Мы - в кафе, за расшатанным столиком

Каждый сам за себя говорит

Алкоголики, циники, стоики,

Гардероб, габарит, колорит,

Полтора-стукача...

И так далее, утверждая, что именно в кафе человечество свелось в кольцо. Маленькая блядушка в страшных очках, имевшая связи в ГБ, сообщила, что видела папку, открытого на меня дела. Начиналась новая жизнь. Так была открыта дорога в Армию, в войска МВД, в мою ссылку, в - Сибирь. Это, пожалуй, были мои самые лучшие годы. /Печален был переход из Армии - в большую Зону. До Бреста/. Именно там выяснились мои отношения с системой, приведшие к обоюдному желанию расстаться.

        Вы спрашивали о работах. Как раз перед тем, как меня забрили, я работал на базе Металлосбыта - сидел в маленькой будочке, топил печь и решал задачи загрузки и маршрутов. Вернувшись из Армии, я не застал ни будочки, ни кафе "Аивазовского" /на месте которого в течении почти двадцати лет строили высотную гостиницу/. Другие кафе, другие люди, самолетное дело, диссиденты, латышские националисты, православные и сионисты.
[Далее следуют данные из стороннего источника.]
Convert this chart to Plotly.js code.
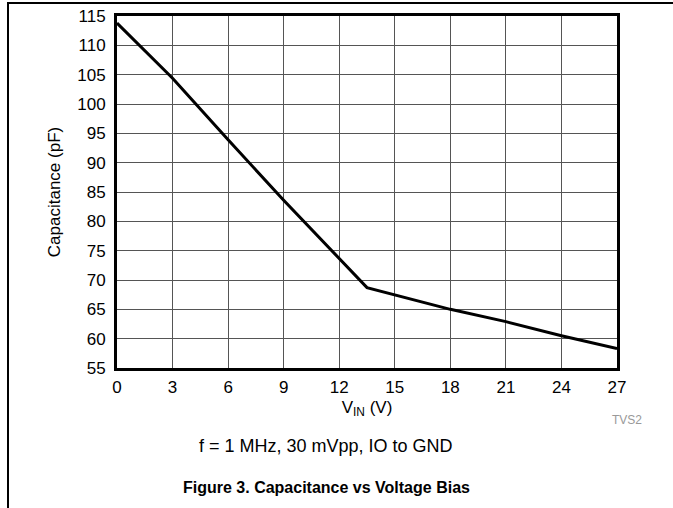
<!DOCTYPE html>
<html>
<head>
<meta charset="utf-8">
<script src="https://cdn.plot.ly/plotly-3.0.1.min.js"></script>
<style>
html,body{margin:0;padding:0;background:#fff;}
#wrap{position:relative;width:673px;height:508px;}
#chart{width:673px;height:508px;}
#frame{position:absolute;left:7px;top:2px;width:666px;height:506px;border-left:2px solid #000;border-top:2px solid #000;pointer-events:none;box-sizing:border-box;}
</style>
</head>
<body>
<div id="wrap"><div id="chart"></div><div id="frame"></div></div>
<script>
// Data
const vin = [0, 3, 6, 9, 13.5, 18, 21, 24, 27];
const capacitance = [113.8, 104.4, 93.9, 83.6, 68.7, 65.0, 62.9, 60.5, 58.3];
const xTicks = [0, 3, 6, 9, 12, 15, 18, 21, 24, 27];
const yTicks = [55, 60, 65, 70, 75, 80, 85, 90, 95, 100, 105, 110, 115];

const FONT = 'Liberation Sans, Arial, sans-serif';

const trace = {
  x: vin, y: capacitance, type: 'scatter', mode: 'lines',
  line: {color: '#000', width: 3}, hoverinfo: 'skip', showlegend: false
};

const layout = {
  width: 673, height: 508,
  margin: {l: 117, r: 56, t: 16, b: 140},
  paper_bgcolor: '#fff', plot_bgcolor: '#fff',
  font: {family: FONT, color: '#000', size: 17},
  xaxis: {
    range: [0, 27], tickvals: xTicks, ticktext: xTicks.map(String),
    showgrid: true, gridcolor: '#555', gridwidth: 1,
    showline: true, linecolor: '#000', linewidth: 3, mirror: true,
    zeroline: false, ticks: '', ticklabelstandoff: 2, tickfont: {size: 17, family: FONT},
    title: {text: 'V<sub>IN</sub> (V)', font: {size: 17, family: FONT}, standoff: 5}
  },
  yaxis: {
    range: [55, 115], tickvals: yTicks, ticktext: yTicks.map(String),
    showgrid: true, gridcolor: '#555', gridwidth: 1,
    showline: true, linecolor: '#000', linewidth: 3, mirror: true,
    zeroline: false, ticks: '', ticklabelstandoff: 5, tickfont: {size: 17, family: FONT},
    title: {text: 'Capacitance (pF)', font: {size: 17, family: FONT}, standoff: 13}
  },
  annotations: [
    {text: 'TVS2', xref: 'paper', yref: 'paper', x: (627 - 117) / 500, y: (368 - 420) / 352,
     showarrow: false, xanchor: 'center', yanchor: 'middle', font: {size: 12, color: '#999', family: FONT}},
    {text: 'f = 1 MHz, 30 mVpp, IO to GND', xref: 'paper', yref: 'paper', x: (326 - 117) / 500, y: (368 - 446) / 352,
     showarrow: false, xanchor: 'center', yanchor: 'middle', font: {size: 18, color: '#000', family: FONT}},
    {text: '<b>Figure 3. Capacitance vs Voltage Bias</b>', xref: 'paper', yref: 'paper', x: (326 - 117) / 500, y: (368 - 487) / 352,
     showarrow: false, xanchor: 'center', yanchor: 'middle', font: {size: 16, color: '#000', family: FONT}}
  ]
};

Plotly.newPlot('chart', [trace], layout, {displayModeBar: false, staticPlot: true});
</script>
</body>
</html>
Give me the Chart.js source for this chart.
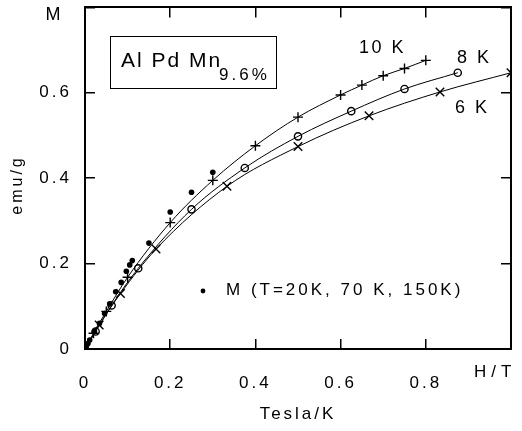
<!DOCTYPE html>
<html>
<head>
<meta charset="utf-8">
<title>Al Pd Mn 9.6% magnetization</title>
<script src="https://cdn.jsdelivr.net/npm/chart.js@4.4.1/dist/chart.umd.min.js"></script>
<style>
  html, body { margin: 0; padding: 0; background: #fff; }
  #magChart { display: block; }
</style>
</head>
<body>
<canvas id="magChart" width="522" height="431"></canvas>
<script>
// Magnetization versus H/T (Tesla/K) for the three low temperatures
const hT10K = [0, 0.02, 0.05, 0.1, 0.2, 0.3, 0.4, 0.5, 0.6, 0.65, 0.7, 0.75, 0.8];
const m10K  = [0, 0.037, 0.088, 0.168, 0.296, 0.395, 0.476, 0.543, 0.595, 0.618, 0.640, 0.657, 0.676];

const hT8K = [0, 0.025, 0.0625, 0.125, 0.25, 0.375, 0.5, 0.625, 0.75, 0.875];
const m8K  = [0, 0.041, 0.102, 0.189, 0.327, 0.424, 0.498, 0.557, 0.609, 0.647];

const hT6K = [0, 0.0333, 0.0833, 0.1667, 0.3333, 0.5, 0.6667, 0.8333, 1.0];
const m6K  = [0, 0.056, 0.130, 0.234, 0.381, 0.474, 0.546, 0.602, 0.647];

// points measured at 20 K, 70 K and 150 K
const hTHigh = [0.3, 0.25, 0.2, 0.15, 0.111, 0.105, 0.097, 0.085, 0.072, 0.058, 0.046, 0.034, 0.022, 0.011, 0.007, 0.003, 0.001];
const mHigh  = [0.414, 0.367, 0.321, 0.248, 0.207, 0.197, 0.182, 0.156, 0.134, 0.106, 0.083, 0.060, 0.041, 0.021, 0.013, 0.006, 0.002];

// labelled ticks
const xTickLabels = [0, 0.2, 0.4, 0.6, 0.8];
const yTickLabels = [0, 0.2, 0.4, 0.6];

const ink = '#000';
const fontFamily = '"Liberation Sans", Arial, Helvetica, sans-serif';

Chart.defaults.font.family = fontFamily;
Chart.defaults.color = ink;

const toPoints = (xs, ys) => xs.map((x, i) => ({ x: x, y: ys[i] }));

function tickLabel(list) {
    return v => list.some(t => Math.abs(t - v) < 1e-6) ? (v === 0 ? '0' : v.toFixed(1)) : '';
}

// fixed axis band; label padding must not push the frame inwards
function fixSize(prop, size) {
    return s => {
        s[prop] = size;
        s.paddingLeft = s.paddingRight = s.paddingTop = s.paddingBottom = 0;
    };
}

function curve(label, data, style, radius) {
    return {
        label: label,
        data: data,
        showLine: true,
        borderColor: ink,
        borderWidth: 1,
        cubicInterpolationMode: 'monotone',
        pointStyle: style,
        // the curve starts at the origin without a marker
        pointRadius: ctx => ctx.dataIndex === 0 ? 0 : radius,
        pointBorderWidth: 1.4,
        pointBorderColor: ink,
        pointBackgroundColor: 'rgba(0,0,0,0)'
    };
}

// frame ticks point into the plot
function frameGrid() {
    return {
        drawOnChartArea: false,
        drawTicks: true,
        tickLength: -10,
        color: ink,
        lineWidth: 1.5
    };
}
const frameBorder = { display: true, color: ink, width: 2 };

// Text drawn over the plot: box, curve labels, axis names
const annotations = {
    id: 'annotations',
    beforeDraw(chart) {
        chart.ctx.letterSpacing = '3px';
    },
    afterDraw(chart) {
        const ctx = chart.ctx;
        ctx.save();
        ctx.fillStyle = ink;
        ctx.strokeStyle = ink;

        // sample name box
        ctx.lineWidth = 1;
        ctx.strokeRect(110.5, 36.5, 166, 52);
        ctx.textAlign = 'left';
        ctx.textBaseline = 'alphabetic';
        ctx.letterSpacing = '2px';
        ctx.font = '21px ' + fontFamily;
        ctx.fillText('Al Pd Mn', 121, 66.5);
        ctx.letterSpacing = '3px';
        ctx.font = '17px ' + fontFamily;
        ctx.fillText('9.6%', 219, 79.5);

        // temperatures next to the curves
        ctx.letterSpacing = '2.5px';
        ctx.font = '18px ' + fontFamily;
        ctx.fillText('10 K', 359, 52.5);
        ctx.fillText('8 K', 457, 62.5);
        ctx.fillText('6 K', 455, 112.5);

        // key for the dots
        ctx.beginPath();
        ctx.arc(203, 291, 2.4, 0, Math.PI * 2);
        ctx.fill();
        ctx.letterSpacing = '3px';
        ctx.font = '17px ' + fontFamily;
        ctx.fillText('M (T=20K, 70 K, 150K)', 226, 294.5);

        // axis names
        ctx.letterSpacing = '0px';
        ctx.font = '18px ' + fontFamily;
        ctx.textAlign = 'center';
        ctx.textBaseline = 'middle';
        ctx.fillText('M', 53, 15);

        ctx.letterSpacing = '5px';
        ctx.font = '17px ' + fontFamily;
        ctx.textAlign = 'left';
        ctx.fillText('H/T', 474, 372);

        ctx.letterSpacing = '3px';
        ctx.font = '16px ' + fontFamily;
        ctx.translate(18, 185);
        ctx.rotate(-Math.PI / 2);
        ctx.textAlign = 'center';
        ctx.fillText('emu/g', 0, 0);

        ctx.restore();
    }
};

const chart = new Chart(document.getElementById('magChart').getContext('2d'), {
    type: 'scatter',
    data: {
        datasets: [
            {
                label: 'M (T=20K, 70 K, 150K)',
                data: toPoints(hTHigh, mHigh),
                showLine: false,
                pointStyle: 'circle',
                pointRadius: 2.8,
                pointBorderWidth: 0,
                pointBackgroundColor: ink
            },
            curve('10 K', toPoints(hT10K, m10K), 'cross', 5),
            curve('8 K', toPoints(hT8K, m8K), 'circle', 3.6),
            curve('6 K', toPoints(hT6K, m6K), 'crossRot', 6)
        ]
    },
    options: {
        responsive: false,
        animation: false,
        layout: { padding: 0 },
        plugins: {
            legend: { display: false },
            tooltip: { enabled: false }
        },
        scales: {
            x: {
                type: 'linear',
                position: 'bottom',
                min: 0,
                max: 1,
                afterFit: fixSize('height', 82),
                ticks: {
                    stepSize: 0.2,
                    padding: 34,
                    maxRotation: 0,
                    font: { size: 17 },
                    callback: tickLabel(xTickLabels)
                },
                grid: frameGrid(),
                border: frameBorder,
                title: {
                    display: true,
                    text: 'Tesla/K',
                    font: { size: 17 },
                    padding: { top: 0, bottom: 6 }
                }
            },
            xTop: {
                type: 'linear',
                position: 'top',
                min: 0,
                max: 1,
                afterFit: fixSize('height', 5),
                ticks: { stepSize: 0.2, display: false },
                grid: frameGrid(),
                border: frameBorder
            },
            y: {
                type: 'linear',
                position: 'left',
                min: 0,
                max: 0.8,
                afterFit: fixSize('width', 85),
                ticks: {
                    stepSize: 0.2,
                    padding: 23,
                    font: { size: 17 },
                    callback: tickLabel(yTickLabels)
                },
                grid: frameGrid(),
                border: frameBorder
            },
            yRight: {
                type: 'linear',
                position: 'right',
                min: 0,
                max: 0.8,
                afterFit: fixSize('width', 11),
                ticks: { stepSize: 0.2, display: false },
                grid: frameGrid(),
                border: frameBorder
            }
        }
    },
    plugins: [annotations]
});
</script>
</body>
</html>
С одной девочкой мы то ли куда-то ехали, то ли куда-то возвращались; хочешь, спою тебе из Малера? - спросила она. Я затаился. А она затянула, что-то про целину. Меня не стало. Тот, довоенный Малер уходил в прошлое. А я и не подозревал, что уже репатриируюсь в Израиль. Здесь, в благословенном Иерусалиме, я начал новую жизнь, продаю книги на русском, издаю, редактирую, пишу, рисую. Однако, я по-прежнему не пишу в стол, а, по каким-то неясным мне законам, вытягиваю из Памяти, когда чему-то подходит время. Самый мой распространенный жанр - интервью. В издательстве "Геулим" почти готова книга "Алефбет" о еврейских буквах и иудаизме. Оформил ее замечательно Макс Жеребчевский /мультфильм "Бременские музыканты"/. И пр.
        Нa сегодня я издал сборник Роальда Мандельштама, переводов Анри Волохонского из Катулла, сборник Милославского, философскую работу А.Пятигорского и М.Мамардашвили, репринт еврейских повестей М.Казакова /слабый и плохой человек, однако сама книжка забавна/, письмо Кафки к отцу. Начал детскую серию репринтов. Два номера журнала-самиздат "Ситуация".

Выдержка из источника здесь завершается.